Your machine learning pipeline is only as good as its data flow. When SageMaker can’t find the right bucket, training grinds to a halt and developers start pacing. The fix usually isn’t more compute power. It’s a cleaner, safer connection between AWS SageMaker and Amazon S3.
AWS SageMaker S3 integration lets you move training data, model artifacts, and results between your notebooks and storage without manual downloads or risky key sharing. SageMaker handles compute, S3 holds the truth. When these two talk securely, you get reproducible experiments and faster iteration without cluttering IAM with static credentials.

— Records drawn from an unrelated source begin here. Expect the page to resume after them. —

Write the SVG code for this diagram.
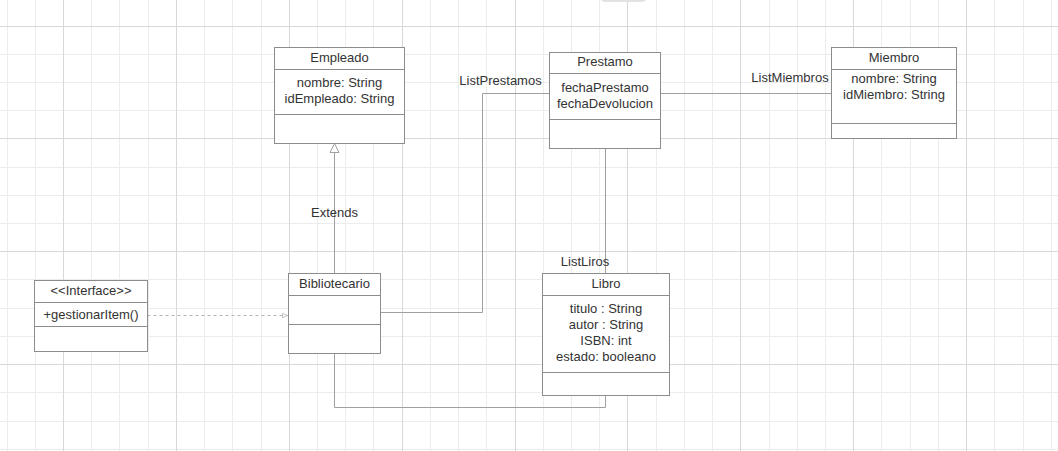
<svg xmlns="http://www.w3.org/2000/svg" width="1058" height="451" viewBox="0 0 1058 451">
<style>
.t{font-family:"Liberation Sans",Arial,Helvetica,sans-serif;font-size:13px;fill:#333333;text-anchor:middle}
.box{fill:#ffffff;stroke:#8c8c8c;stroke-width:1}
.sep{stroke:#8c8c8c;stroke-width:1;fill:none}
.con{fill:none;stroke:#a0a0a0;stroke-width:1}
.dash{fill:none;stroke:#b4b4b4;stroke-width:1;stroke-dasharray:3 3}
.gmin{stroke:#ececec;stroke-width:1;fill:none}
.gmaj{stroke:#d8d8d8;stroke-width:1;fill:none}
</style>
<defs>
<marker id="openArrow" viewBox="0 0 6 6" refX="6" refY="3" markerWidth="6" markerHeight="6" markerUnits="userSpaceOnUse" orient="auto">
<path d="M0.5,0.8 L5.5,3 L0.5,5.2 Z" fill="#ffffff" stroke="#b4b4b4" stroke-width="0.8"/>
</marker>
</defs>
<rect width="1058" height="451" fill="#ffffff"/>
<g id="grid" shape-rendering="crispEdges">
<path class="gmin" d="M7.1 0V451M35.32 0V451M91.76 0V451M119.98 0V451M148.2 0V451M204.64 0V451M232.86 0V451M261.08 0V451M317.52 0V451M345.74 0V451M373.96 0V451M430.4 0V451M458.62 0V451M486.84 0V451M543.28 0V451M571.5 0V451M599.72 0V451M656.16 0V451M684.38 0V451M712.6 0V451M769.04 0V451M797.26 0V451M825.48 0V451M881.92 0V451M910.14 0V451M938.36 0V451M994.8 0V451M1023.02 0V451M1051.24 0V451M0 54.22H1058M0 82.44H1058M0 110.66H1058M0 167.1H1058M0 195.32H1058M0 223.54H1058M0 279.98H1058M0 308.2H1058M0 336.42H1058M0 392.86H1058M0 421.08H1058M0 449.3H1058"/>
<path class="gmaj" d="M63.54 0V451M176.42 0V451M289.3 0V451M402.18 0V451M515.06 0V451M627.94 0V451M740.82 0V451M853.7 0V451M966.58 0V451M0 26H1058M0 138.88H1058M0 251.76H1058M0 364.64H1058"/>
</g>
<rect x="601" y="-6" width="45" height="8" rx="4" fill="#e2e2e2"/>
<g id="connectors">
<path id="extends" class="con" d="M334.5 273.5V152.5"/>
<polygon points="334.5,143.5 339,152.5 330,152.5" fill="#ffffff" stroke="#a0a0a0" stroke-width="1"/>
<text class="t" x="334.5" y="217">Extends</text>
<path id="realiza" class="dash" d="M147.5 315.5H288" marker-end="url(#openArrow)"/>
<path id="listPrestamos" class="con" d="M380.5 312.5H482.5V93.5H549.5"/>
<text class="t" x="500.5" y="85">ListPrestamos</text>
<path id="listMiembros" class="con" d="M660.5 93.5H831.5"/>
<text class="t" x="790" y="82">ListMiembros</text>
<path id="listLibros" class="con" d="M605.5 148.5V273.5"/>
<text class="t" x="585" y="266">ListLiros</text>
<path id="bibLibro" class="con" d="M334.5 353.5V407.5H605.5V395.5"/>
</g>
<g id="Empleado">
<rect class="box" x="274.5" y="47.5" width="130" height="96"/>
<path class="sep" d="M274.5 69.5H404.5M274.5 114.5H404.5"/>
<text class="t" x="339.5" y="62">Empleado</text>
<text class="t" x="339.5" y="87">nombre: String</text>
<text class="t" x="339.5" y="103">idEmpleado: String</text>
</g>
<g id="Prestamo">
<rect class="box" x="549.5" y="52.5" width="111" height="96"/>
<path class="sep" d="M549.5 73.5H660.5M549.5 119.5H660.5"/>
<text class="t" x="605" y="66">Prestamo</text>
<text class="t" x="605" y="91.5">fechaPrestamo</text>
<text class="t" x="605" y="107.5">fechaDevolucion</text>
</g>
<g id="Miembro">
<rect class="box" x="831.5" y="47.5" width="125" height="91"/>
<path class="sep" d="M831.5 69.5H956.5M831.5 123.5H956.5"/>
<text class="t" x="894" y="62">Miembro</text>
<text class="t" x="894" y="83">nombre: String</text>
<text class="t" x="894" y="99">idMiembro: String</text>
</g>
<g id="Interface">
<rect class="box" x="34.5" y="280.5" width="113" height="71"/>
<path class="sep" d="M34.5 302.5H147.5M34.5 326.5H147.5"/>
<text class="t" x="91" y="295">&lt;&lt;Interface&gt;&gt;</text>
<text class="t" x="91" y="319">+gestionarItem()</text>
</g>
<g id="Bibliotecario">
<rect class="box" x="288.5" y="273.5" width="92" height="80"/>
<path class="sep" d="M288.5 295.5H380.5M288.5 324.5H380.5"/>
<text class="t" x="334.5" y="288">Bibliotecario</text>
</g>
<g id="Libro">
<rect class="box" x="542.5" y="273.5" width="127" height="122"/>
<path class="sep" d="M542.5 295.5H669.5M542.5 372.5H669.5"/>
<text class="t" x="606" y="287.5">Libro</text>
<text class="t" x="606" y="313">titulo : String</text>
<text class="t" x="606" y="329">autor : String</text>
<text class="t" x="606" y="345">ISBN: int</text>
<text class="t" x="606" y="361">estado: booleano</text>
</g>
</svg>
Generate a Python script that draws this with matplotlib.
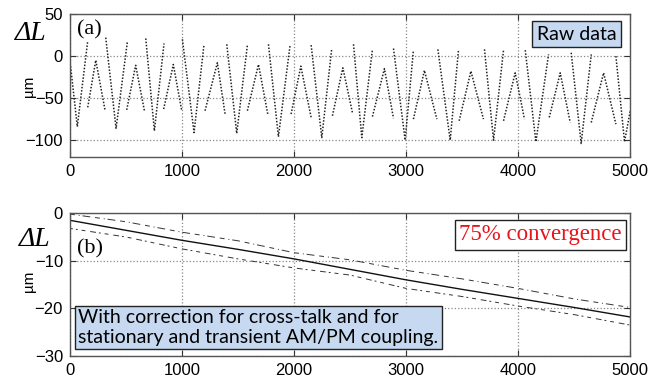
import numpy as np
import matplotlib.pyplot as plt

# (a) raw data: deep V strokes (top-left, bottom, top-right) and small peaks
v_x = [[5, 65, 158], [319, 411, 512], [676, 753, 839], [1003, 1107, 1196],
       [1399, 1488, 1583], [1771, 1860, 1964], [2152, 2247, 2336],
       [2530, 2604, 2699], [2887, 2991, 3065], [3283, 3393, 3467],
       [3699, 3780, 3869], [4063, 4158, 4271], [4473, 4562, 4652],
       [4872, 4949, 5000]]
v_y = [[-12, -84, 18], [22, -86, 17], [21, -89, 15], [20, -91, 14],
       [14, -92, 13], [14, -96, 13], [13, -97, 9], [14, -97, 8],
       [9, -100, 7], [8, -100, 7], [8, -100, 7], [7, -102, 2],
       [4, -104, 2], [0, -102, -65]]
peak_x = [[158, 230, 312], [506, 586, 664], [836, 922, 997], [1205, 1315, 1384],
          [1583, 1682, 1765], [1973, 2060, 2152], [2342, 2435, 2520],
          [2699, 2806, 2887], [3065, 3163, 3274], [3473, 3578, 3690],
          [3869, 3973, 4056], [4277, 4375, 4464], [4652, 4762, 4872]]
peak_y = [[-61, -5, -64], [-64, -11, -65], [-63, -10, -65], [-65, -8, -69],
          [-65, -10, -69], [-69, -12, -73], [-71, -14, -67], [-72, -15, -74],
          [-75, -17, -75], [-77, -18, -75], [-77, -20, -75], [-73, -20, -79],
          [-79, -20, -81]]

# (b) corrected data
t_b = [0, 500, 1000, 1500, 2000, 2500, 3000, 3500, 4000, 4500, 5000]
mid_b = [-1.5, -3.6, -5.7, -7.6, -9.6, -11.8, -14.0, -16.0, -17.9, -19.8, -21.8]
up_b = [-0.2, -1.8, -4.0, -5.8, -8.3, -9.8, -12.0, -13.8, -15.8, -18.0, -19.8]
lo_b = [-3.2, -5.0, -7.5, -9.6, -11.5, -13.0, -15.8, -17.5, -19.5, -21.3, -23.5]

xticks = [0, 1000, 2000, 3000, 4000, 5000]

plt.rcParams['font.family'] = ['Liberation Sans', 'DejaVu Sans']
fig = plt.figure(figsize=(6.63, 3.80), dpi=100)
ax1 = fig.add_axes([0.1056, 0.587, 0.845, 0.376])
ax2 = fig.add_axes([0.1056, 0.063, 0.845, 0.376])

for xs, ys in zip(v_x, v_y):
    ax1.plot(xs, ys, color='#222222', lw=1.1, ls=(0, (1, 1.1)))
for xs, ys in zip(peak_x, peak_y):
    ax1.plot(xs, ys, color='#222222', lw=1.1, ls=(0, (1, 1.1)))

ax2.plot(t_b, up_b, color='#333333', lw=0.7, ls=(0, (5, 4, 1, 3, 8, 5)))
ax2.plot(t_b, lo_b, color='#333333', lw=0.7, ls=(3, (6, 3, 2, 4, 4, 5)))
ax2.plot(t_b, mid_b, color='#111111', lw=1.0)

for ax, ylim, yt in [(ax1, (-120, 50), [-100, -50, 0, 50]),
                     (ax2, (-30, 0), [-30, -20, -10, 0])]:
    ax.set_xlim(0, 5000)
    ax.set_ylim(*ylim)
    ax.set_xticks(xticks)
    ax.set_yticks(yt)
    ax.grid(True, ls=':', color='#888888', lw=0.9)
    ax.tick_params(direction='in', length=4, labelsize=12, top=True, right=True,
                   pad=5, color='#333333')
    for s in ax.spines.values():
        s.set_color('#555555')
        s.set_linewidth(1.0)

ax1.text(0.013, 0.89, '(a)', transform=ax1.transAxes, family='Liberation Serif',
         fontsize=16, va='center')
ax2.text(0.013, 0.75, '(b)', transform=ax2.transAxes, family='Liberation Serif',
         fontsize=16, va='center')

fig.text(0.047, 0.912, 'ΔL', fontsize=20, ha='center', va='center',
         family='Liberation Serif', style='italic')
fig.text(0.052, 0.370, 'ΔL', fontsize=20, ha='center', va='center',
         family='Liberation Serif', style='italic')
fig.text(0.043, 0.772, 'µm', fontsize=11, rotation=90, ha='center', va='center')
fig.text(0.043, 0.26, 'µm', fontsize=11, rotation=90, ha='center', va='center')

ax1.text(0.975, 0.86, 'Raw data', transform=ax1.transAxes, ha='right', va='center',
         family='Lato', fontsize=14,
         bbox=dict(boxstyle='square,pad=0.25', fc='#c6d9f1', ec='#222222', lw=1.0))
ax2.text(0.985, 0.85, '75% convergence', transform=ax2.transAxes, ha='right',
         va='center', family='Liberation Serif', fontsize=16.5, color='#e8141c',
         bbox=dict(boxstyle='square,pad=0.2', fc='white', ec='#222222', lw=1.0))
ax2.text(0.015, 0.2, 'With correction for cross-talk and for\n'
         'stationary and transient AM/PM coupling.', transform=ax2.transAxes,
         ha='left', va='center', family='Lato', fontsize=14, linespacing=1.15,
         bbox=dict(boxstyle='square,pad=0.2', fc='#c6d9f1', ec='#222222', lw=1.0))

fig.savefig('out.png', dpi=100)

At its core, the link works through IAM roles. SageMaker assumes a role with permissions to read and write to S3, scoped down to specific prefixes or buckets. Each notebook instance or pipeline step uses this temporary identity to fetch or push data. The beauty is in ephemerality: short-lived credentials that live just long enough to do their job.
Here’s the logic, not the boilerplate. First, define an IAM role with fine-grained S3 access. Second, attach that role to your SageMaker execution environment. Third, confirm that S3 bucket policies trust SageMaker’s service principal. That trust policy is the handoff that keeps your AWS security posture intact. No hardcoded keys, no mystery permissions floating in old notebooks.
Common issues and quick fixes:
If your training job cannot access an S3 prefix, check whether the IAM role has the correct ARN pattern in the bucket policy. If it times out, confirm that VPC endpoints for S3 are enabled. These small permission mismatches cause most “access denied” errors, not the service itself.